▼

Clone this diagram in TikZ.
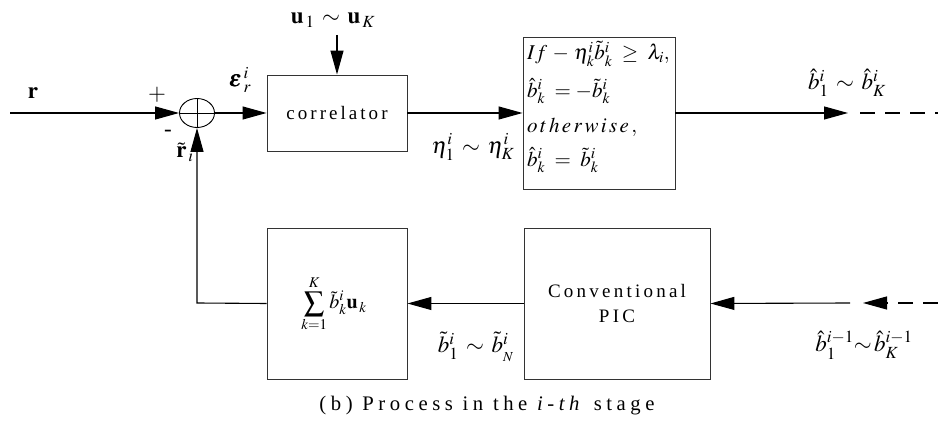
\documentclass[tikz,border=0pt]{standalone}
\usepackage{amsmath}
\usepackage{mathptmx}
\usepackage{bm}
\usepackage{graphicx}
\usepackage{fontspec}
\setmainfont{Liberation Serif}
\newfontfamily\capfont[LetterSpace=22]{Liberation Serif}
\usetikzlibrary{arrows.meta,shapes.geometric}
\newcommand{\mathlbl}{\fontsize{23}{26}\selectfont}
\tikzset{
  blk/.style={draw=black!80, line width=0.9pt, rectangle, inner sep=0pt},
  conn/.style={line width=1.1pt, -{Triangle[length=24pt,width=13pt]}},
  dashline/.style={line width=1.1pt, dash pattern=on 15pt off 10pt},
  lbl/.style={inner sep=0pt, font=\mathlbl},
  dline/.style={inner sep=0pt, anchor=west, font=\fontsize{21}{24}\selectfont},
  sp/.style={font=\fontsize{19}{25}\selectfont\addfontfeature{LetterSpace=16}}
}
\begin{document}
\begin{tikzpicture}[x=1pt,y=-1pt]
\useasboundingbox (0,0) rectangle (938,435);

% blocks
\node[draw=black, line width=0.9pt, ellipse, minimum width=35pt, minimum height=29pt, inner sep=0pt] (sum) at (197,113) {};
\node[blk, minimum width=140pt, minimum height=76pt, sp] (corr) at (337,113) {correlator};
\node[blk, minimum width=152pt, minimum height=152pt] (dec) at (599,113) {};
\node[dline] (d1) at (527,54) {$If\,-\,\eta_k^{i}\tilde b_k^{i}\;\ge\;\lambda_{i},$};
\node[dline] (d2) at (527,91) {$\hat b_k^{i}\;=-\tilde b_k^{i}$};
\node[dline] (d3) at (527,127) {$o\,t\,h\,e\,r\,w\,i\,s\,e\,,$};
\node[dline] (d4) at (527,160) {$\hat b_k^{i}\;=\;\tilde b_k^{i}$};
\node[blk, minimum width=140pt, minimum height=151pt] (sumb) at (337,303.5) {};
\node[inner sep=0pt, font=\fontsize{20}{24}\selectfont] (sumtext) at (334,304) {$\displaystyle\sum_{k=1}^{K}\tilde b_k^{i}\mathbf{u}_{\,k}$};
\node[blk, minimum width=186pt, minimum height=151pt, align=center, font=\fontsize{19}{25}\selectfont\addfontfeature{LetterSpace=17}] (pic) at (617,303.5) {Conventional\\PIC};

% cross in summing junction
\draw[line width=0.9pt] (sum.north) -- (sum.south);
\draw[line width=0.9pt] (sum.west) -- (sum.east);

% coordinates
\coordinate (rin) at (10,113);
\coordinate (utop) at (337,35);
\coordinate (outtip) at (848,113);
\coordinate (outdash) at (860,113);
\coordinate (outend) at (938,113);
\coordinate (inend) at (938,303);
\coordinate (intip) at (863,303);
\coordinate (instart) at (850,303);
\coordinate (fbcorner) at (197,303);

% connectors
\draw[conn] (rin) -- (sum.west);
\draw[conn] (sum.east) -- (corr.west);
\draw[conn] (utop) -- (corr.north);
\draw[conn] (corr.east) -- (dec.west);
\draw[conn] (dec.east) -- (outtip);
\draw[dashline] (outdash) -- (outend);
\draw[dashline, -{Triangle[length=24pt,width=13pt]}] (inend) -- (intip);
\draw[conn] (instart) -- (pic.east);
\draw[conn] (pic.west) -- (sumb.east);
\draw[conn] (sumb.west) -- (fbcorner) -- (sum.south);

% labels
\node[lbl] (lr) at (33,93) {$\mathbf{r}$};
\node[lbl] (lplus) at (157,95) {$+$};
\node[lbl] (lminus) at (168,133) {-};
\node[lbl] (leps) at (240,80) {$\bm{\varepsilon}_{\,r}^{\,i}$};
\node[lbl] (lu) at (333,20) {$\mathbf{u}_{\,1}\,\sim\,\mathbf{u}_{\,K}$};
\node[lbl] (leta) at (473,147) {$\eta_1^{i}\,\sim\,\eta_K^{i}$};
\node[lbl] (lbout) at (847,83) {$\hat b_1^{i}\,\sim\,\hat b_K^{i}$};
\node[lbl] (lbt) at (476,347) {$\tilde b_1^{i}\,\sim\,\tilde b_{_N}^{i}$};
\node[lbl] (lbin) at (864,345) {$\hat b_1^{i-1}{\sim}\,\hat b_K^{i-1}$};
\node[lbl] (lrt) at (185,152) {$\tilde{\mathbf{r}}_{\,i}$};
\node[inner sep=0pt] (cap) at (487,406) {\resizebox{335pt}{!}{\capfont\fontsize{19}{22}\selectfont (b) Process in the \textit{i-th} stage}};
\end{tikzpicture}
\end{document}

▲

* _TASK PROMPT_
Every line above should be repeated exactly; pictures stay out of the copy.

* _OUTPUT_
Clone this diagram in TikZ.
\documentclass[tikz,border=0pt]{standalone}
\usepackage{amsmath}
\usepackage{mathptmx}
\usepackage{bm}
\usepackage{graphicx}
\usepackage{fontspec}
\setmainfont{Liberation Serif}
\newfontfamily\capfont[LetterSpace=22]{Liberation Serif}
\usetikzlibrary{arrows.meta,shapes.geometric}
\newcommand{\mathlbl}{\fontsize{23}{26}\selectfont}
\tikzset{
  blk/.style={draw=black!80, line width=0.9pt, rectangle, inner sep=0pt},
  conn/.style={line width=1.1pt, -{Triangle[length=24pt,width=13pt]}},
  dashline/.style={line width=1.1pt, dash pattern=on 15pt off 10pt},
  lbl/.style={inner sep=0pt, font=\mathlbl},
  dline/.style={inner sep=0pt, anchor=west, font=\fontsize{21}{24}\selectfont},
  sp/.style={font=\fontsize{19}{25}\selectfont\addfontfeature{LetterSpace=16}}
}
\begin{document}
\begin{tikzpicture}[x=1pt,y=-1pt]
\useasboundingbox (0,0) rectangle (938,435);

% blocks
\node[draw=black, line width=0.9pt, ellipse, minimum width=35pt, minimum height=29pt, inner sep=0pt] (sum) at (197,113) {};
\node[blk, minimum width=140pt, minimum height=76pt, sp] (corr) at (337,113) {correlator};
\node[blk, minimum width=152pt, minimum height=152pt] (dec) at (599,113) {};
\node[dline] (d1) at (527,54) {$If\,-\,\eta_k^{i}\tilde b_k^{i}\;\ge\;\lambda_{i},$};
\node[dline] (d2) at (527,91) {$\hat b_k^{i}\;=-\tilde b_k^{i}$};
\node[dline] (d3) at (527,127) {$o\,t\,h\,e\,r\,w\,i\,s\,e\,,$};
\node[dline] (d4) at (527,160) {$\hat b_k^{i}\;=\;\tilde b_k^{i}$};
\node[blk, minimum width=140pt, minimum height=151pt] (sumb) at (337,303.5) {};
\node[inner sep=0pt, font=\fontsize{20}{24}\selectfont] (sumtext) at (334,304) {$\displaystyle\sum_{k=1}^{K}\tilde b_k^{i}\mathbf{u}_{\,k}$};
\node[blk, minimum width=186pt, minimum height=151pt, align=center, font=\fontsize{19}{25}\selectfont\addfontfeature{LetterSpace=17}] (pic) at (617,303.5) {Conventional\\PIC};

% cross in summing junction
\draw[line width=0.9pt] (sum.north) -- (sum.south);
\draw[line width=0.9pt] (sum.west) -- (sum.east);

% coordinates
\coordinate (rin) at (10,113);
\coordinate (utop) at (337,35);
\coordinate (outtip) at (848,113);
\coordinate (outdash) at (860,113);
\coordinate (outend) at (938,113);
\coordinate (inend) at (938,303);
\coordinate (intip) at (863,303);
\coordinate (instart) at (850,303);
\coordinate (fbcorner) at (197,303);

% connectors
\draw[conn] (rin) -- (sum.west);
\draw[conn] (sum.east) -- (corr.west);
\draw[conn] (utop) -- (corr.north);
\draw[conn] (corr.east) -- (dec.west);
\draw[conn] (dec.east) -- (outtip);
\draw[dashline] (outdash) -- (outend);
\draw[dashline, -{Triangle[length=24pt,width=13pt]}] (inend) -- (intip);
\draw[conn] (instart) -- (pic.east);
\draw[conn] (pic.west) -- (sumb.east);
\draw[conn] (sumb.west) -- (fbcorner) -- (sum.south);

% labels
\node[lbl] (lr) at (33,93) {$\mathbf{r}$};
\node[lbl] (lplus) at (157,95) {$+$};
\node[lbl] (lminus) at (168,133) {-};
\node[lbl] (leps) at (240,80) {$\bm{\varepsilon}_{\,r}^{\,i}$};
\node[lbl] (lu) at (333,20) {$\mathbf{u}_{\,1}\,\sim\,\mathbf{u}_{\,K}$};
\node[lbl] (leta) at (473,147) {$\eta_1^{i}\,\sim\,\eta_K^{i}$};
\node[lbl] (lbout) at (847,83) {$\hat b_1^{i}\,\sim\,\hat b_K^{i}$};
\node[lbl] (lbt) at (476,347) {$\tilde b_1^{i}\,\sim\,\tilde b_{_N}^{i}$};
\node[lbl] (lbin) at (864,345) {$\hat b_1^{i-1}{\sim}\,\hat b_K^{i-1}$};
\node[lbl] (lrt) at (185,152) {$\tilde{\mathbf{r}}_{\,i}$};
\node[inner sep=0pt] (cap) at (487,406) {\resizebox{335pt}{!}{\capfont\fontsize{19}{22}\selectfont (b) Process in the \textit{i-th} stage}};
\end{tikzpicture}
\end{document}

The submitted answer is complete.